Baby case tests rights of parents

Texas court weighs case of hospital that overrode parents to perform operation.

It was the hardest decision they have ever had to make. When Karla Miller raced to a Houston hospital with labor pains, little more than five months pregnant, she and her husband, Mark, were told that despite efforts to delay delivery, their first child was on its way.

Calling the premature birth a "tragic miscarriage," doctors laid out the options. The first was to provide the newborn with food, water, and warmth and allow it to live or die on its own. The second was to do an experimental procedure that, they said, would almost surely leave the baby brain-damaged or severely disabled for life.

Painstakingly and with a lot of prayer, the couple decided against the procedure. But hospital administrators overrode the couple, telling Mr. Miller their policy was to try to resuscitate babies of over 500 grams (1.1 pounds).

Today the child, Sidney Miller, is 12 years old and at the center of a contentious court battle that is testing the balance between the responsibilities and rights of hospitals, parents, and their children.

At its core, the case raises a broad question: Who gets to make decisions for a fetus when its future outside the womb is uncertain?

While the outcome will officially affect only Texas, lawyers in the case say it is being closely watched as similar cases begin to crop up in other states. Declining treatment at the so-called "end of life" has received much attention. But debate about declining treatment at the beginning of life has been rare.

But to her dad, who tickles Sidney's feet just to watch her laugh, this case is not about setting legal precedents. It's simply about this: "Who will take care of her if something happens to me or my wife?"

The couple's case against the Woman's Hospital of Texas is currently being considered by the Texas Supreme Court.

"My daughter will never be able to walk or talk or do any of the things that normal children do," he says. "She was not born handicapped. She was handicapped as a result of the treatment alternatives that were prescribed over our express objections. Those people made that decision and walked away from it. Well, we can't walk away from it. And now we want to make sure she is cared for for the rest of her life."

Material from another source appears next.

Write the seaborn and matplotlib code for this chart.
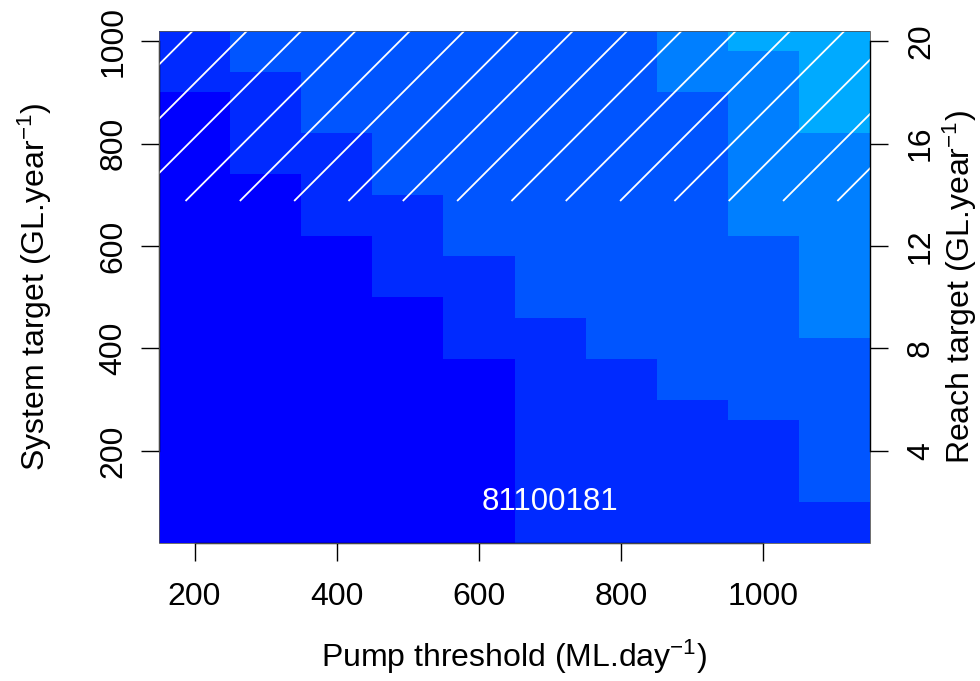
import numpy as np
import pandas as pd
import matplotlib
matplotlib.use("Agg")
import matplotlib.pyplot as plt
from matplotlib.colors import ListedColormap
from matplotlib.patches import Rectangle
import seaborn as sns

# Grid of scenarios
pump_threshold = [200, 300, 400, 500, 600, 700, 800, 900, 1000, 1100]          # ML/day
system_target = [40, 80, 120, 160, 200, 240, 280, 320, 360, 400, 440, 480, 520,
                 560, 600, 640, 680, 720, 760, 800, 840, 880, 920, 960, 1000]   # GL/year

# System target above which each pump-threshold column moves into the next band
# (None: the band is never reached in that column)
band1_from = [900, 740, 620, 500, 380, 20, 20, 20, 20, 20]
band2_from = [None, 940, 820, 700, 580, 460, 380, 300, 260, 100]
band3_from = [None, None, None, None, None, None, None, 900, 620, 420]
band4_from = [None, None, None, None, None, None, None, None, 980, 820]
band_colors = ["#0000FF", "#002AFF", "#0055FF", "#007FFF", "#00AAFF"]

x_ticks = [200, 400, 600, 800, 1000]
y_ticks = [200, 400, 600, 800, 1000]
reach_ticks = [4, 8, 12, 16, 20]

hatch_from = 688            # system targets above this are hatched
site_label = "81100181"
site_label_at = (700, 100)

# ---- build the band matrix (rows: system target, cols: pump threshold)
edges = [band1_from, band2_from, band3_from, band4_from]
band = np.zeros((len(system_target), len(pump_threshold)), dtype=int)
for i, st in enumerate(system_target):
    for j in range(len(pump_threshold)):
        band[i, j] = sum(1 for e in edges if e[j] is not None and st > e[j])
df = pd.DataFrame(band, index=system_target, columns=pump_threshold)

dx = pump_threshold[1] - pump_threshold[0]
dy = system_target[1] - system_target[0]
x_lo = pump_threshold[0] - dx / 2
y_lo = system_target[0] - dy / 2


def xpos(v):
    return (v - x_lo) / dx


def ypos(v):
    return (v - y_lo) / dy


# ---- style
sns.set_theme(style="white")
plt.rcParams["font.family"] = ["Liberation Sans", "DejaVu Sans"]
plt.rcParams["mathtext.fontset"] = "custom"
plt.rcParams["mathtext.rm"] = "Liberation Sans"
plt.rcParams["mathtext.it"] = "Liberation Sans:italic"
for key in ["text.color", "axes.labelcolor", "xtick.color", "ytick.color"]:
    plt.rcParams[key] = "black"
FS = 23

fig = plt.figure(figsize=(9.8, 6.81), dpi=100)
W, H = 980, 681
L, R, T, B = 159, 870, 31, 543
ax = fig.add_axes([L / W, (H - B) / H, (R - L) / W, (B - T) / H])

sns.heatmap(df, ax=ax, cmap=ListedColormap(band_colors), vmin=-0.5, vmax=4.5,
            cbar=False, xticklabels=False, yticklabels=False)
ax.invert_yaxis()
ax.set_xlim(0, len(pump_threshold))
ax.set_ylim(0, len(system_target))

# thin outline of the image
ax.add_patch(Rectangle((0, 0), 1, 1, transform=ax.transAxes, fill=False,
                       edgecolor="#555555", lw=0.6, zorder=5, clip_on=False))

# hatching over the upper system targets (45 degree lines on screen)
p0 = ax.transData.transform((0, 0))
p1 = ax.transData.transform((1, 1))
sx, sy = p1[0] - p0[0], p1[1] - p0[1]
hatch_anchor = 187.3      # pump threshold where one hatch line meets the lower edge
hatch_step = 76.4         # spacing between hatch lines, in pump-threshold units
yb = ypos(hatch_from)
yt = len(system_target) + 1
for k in range(-8, 16):
    xb = xpos(hatch_anchor + k * hatch_step)
    xt = xb + (yt - yb) * sy / sx
    ax.plot([xb, xt], [yb, yt], color="white", lw=1.3, solid_capstyle="butt", zorder=3)

ax.text(xpos(site_label_at[0]), ypos(site_label_at[1]), site_label, color="white",
        ha="center", va="center", fontsize=FS - 0.5, zorder=4)

# ---- axes in R style
for s in ["top", "right", "left", "bottom"]:
    ax.spines[s].set_visible(False)
ax.spines["left"].set_visible(True)
ax.spines["bottom"].set_visible(True)
ax.spines["left"].set_bounds(ypos(y_ticks[0]), ypos(y_ticks[-1]))
ax.spines["bottom"].set_bounds(xpos(x_ticks[0]), xpos(x_ticks[-1]))
for s in ["left", "bottom"]:
    ax.spines[s].set_color("black")
    ax.spines[s].set_linewidth(1.0)

ax.set_xticks([xpos(v) for v in x_ticks])
ax.set_xticklabels([str(v) for v in x_ticks], fontsize=FS)
ax.set_yticks([ypos(v) for v in y_ticks])
ax.set_yticklabels([str(v) for v in y_ticks], fontsize=FS, rotation=90, va="center")
ax.tick_params(axis="x", direction="out", length=13, width=1.0, color="black",
               pad=15, bottom=True, labelbottom=True)
ax.tick_params(axis="y", direction="out", length=13, width=1.0, color="black",
               pad=9, left=True, labelleft=True)

ax.set_xlabel(r"Pump threshold (ML.day$^{-1}$)", fontsize=FS, va="center")
ax.xaxis.set_label_coords(0.5, (B - 657) / (B - T))
ax.set_ylabel(r"System target (GL.year$^{-1}$)", fontsize=FS, va="center")
ax.yaxis.set_label_coords((35 - L) / (R - L), 0.5)

# right-hand axis: the same targets expressed per reach
ax2 = ax.twinx()
ax2.set_ylim(ax.get_ylim())
for s in ["top", "left", "bottom"]:
    ax2.spines[s].set_visible(False)
ax2.spines["right"].set_visible(True)
ax2.spines["right"].set_color("black")
ax2.spines["right"].set_linewidth(1.0)
ax2.spines["right"].set_bounds(ypos(y_ticks[0]), ypos(y_ticks[-1]))
ax2.set_yticks([ypos(v) for v in y_ticks])
ax2.set_yticklabels([str(v) for v in reach_ticks], fontsize=FS, rotation=90, va="center")
ax2.tick_params(axis="y", direction="out", length=13, width=1.0, color="black",
                pad=13, right=True, labelright=True)
ax2.set_ylabel(r"Reach target (GL.year$^{-1}$)", fontsize=FS, rotation=90, va="center")
ax2.yaxis.set_label_coords((960 - L) / (R - L), 0.5)

fig.savefig("out.png", dpi=100)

The issue has become increasingly complex as medical science has evolved. Babies today are alive and healthy at ages and weights that seemed impossible a decade ago. Some hospitals have enacted policies that use birth weight, gestational age, or lung capacity in determining when to attempt "aggressive resuscitation" procedures. Others let parents make the decision when the baby is on the edge of viability.

"The truth is, no one really knows what's best for kids like this, and there should be no hard-and-fast rule," says George Annas, a health-law and bioethics expert at Boston University.

He suggests a trial period for extremely premature babies, known as micropreemies, such as 10 days on a ventilator. That way doctors could get a better idea of how the child will do and what problems it may face in the future. But that route is also problematic, admits Mr. Annas, because most doctors will feel compelled to continue with treatment once they've started.

"Doctors are dedicated to saving lives and, if given the choice, will go all out for everybody," he says. But "if it's a judgment call, then it should be the parents' call because they are the ones who have to live with the child."

John Robertson, bioethicist at the University of Texas in Austin and a consultant for the defense, disagrees. "Parents do not have the right to deny treatment necessary to keep children alive."

Maybe they should have such a right in certain cases, he says, but only after birth when doctors know how serious the problems are. "No one knew how serious Sidney Miller's disabilities would be. You simply can't predict that before birth."

A full-term pregnancy is 40 weeks. healthy micropreemies have been as young as 23 weeks - considered the edge of viability.

In an era when such successes remain rare, doctors are the ones most qualified to make difficult decisions in such cases, says Sheldon Korones, a professor of pediatrics and director of the Newborn Center at the University of Tennessee in Memphis. "If the supreme court rules in [the Millers'] favor, it will mean that doctors cannot apply their judgment in similar situations," he says.

Still, other experts say parents have strong claims as well."I think that it is really inappropriate to override the wishes of the parents, particularly with children like this," says Ellen Wright Clayton, a pediatrics expert at Vanderbilt University in Nashville. "They are the ones who have to care for the child."

Many hospitals, she says, believe they are bound by the federal Child Abuse and Treatment Act of 1984, or Baby Doe law, in cases like this. It required that states develop procedures to protect disabled infants with life-threatening conditions and to report instances of parental neglect, such as withholding treatment.

But that law was not designed with premature babies in mind, says Dr. Clayton, nor did it give doctors the authority to treat a baby without a court order.

According to the Millers' attorney, the hospital was required to get such an order before overriding the couple's decision. Lawyers for the hospital replied that the doctors were legally and morally obligated to save Sidney.

In 1998, a Texas jury found Columbia/HCA, the nation's largest for-profit hospital chain and owner of the Woman's Hospital of Texas, negligent and ordered it to pay $43 million to cover the cost of Sidney's care for life. An appellate court overturned that decision.

Now the Millers await a decision from the state's highest court. "Maybe Sidney was given to us because God knew that we'd care for her," says Mr. Miller. "That's all we're trying to do."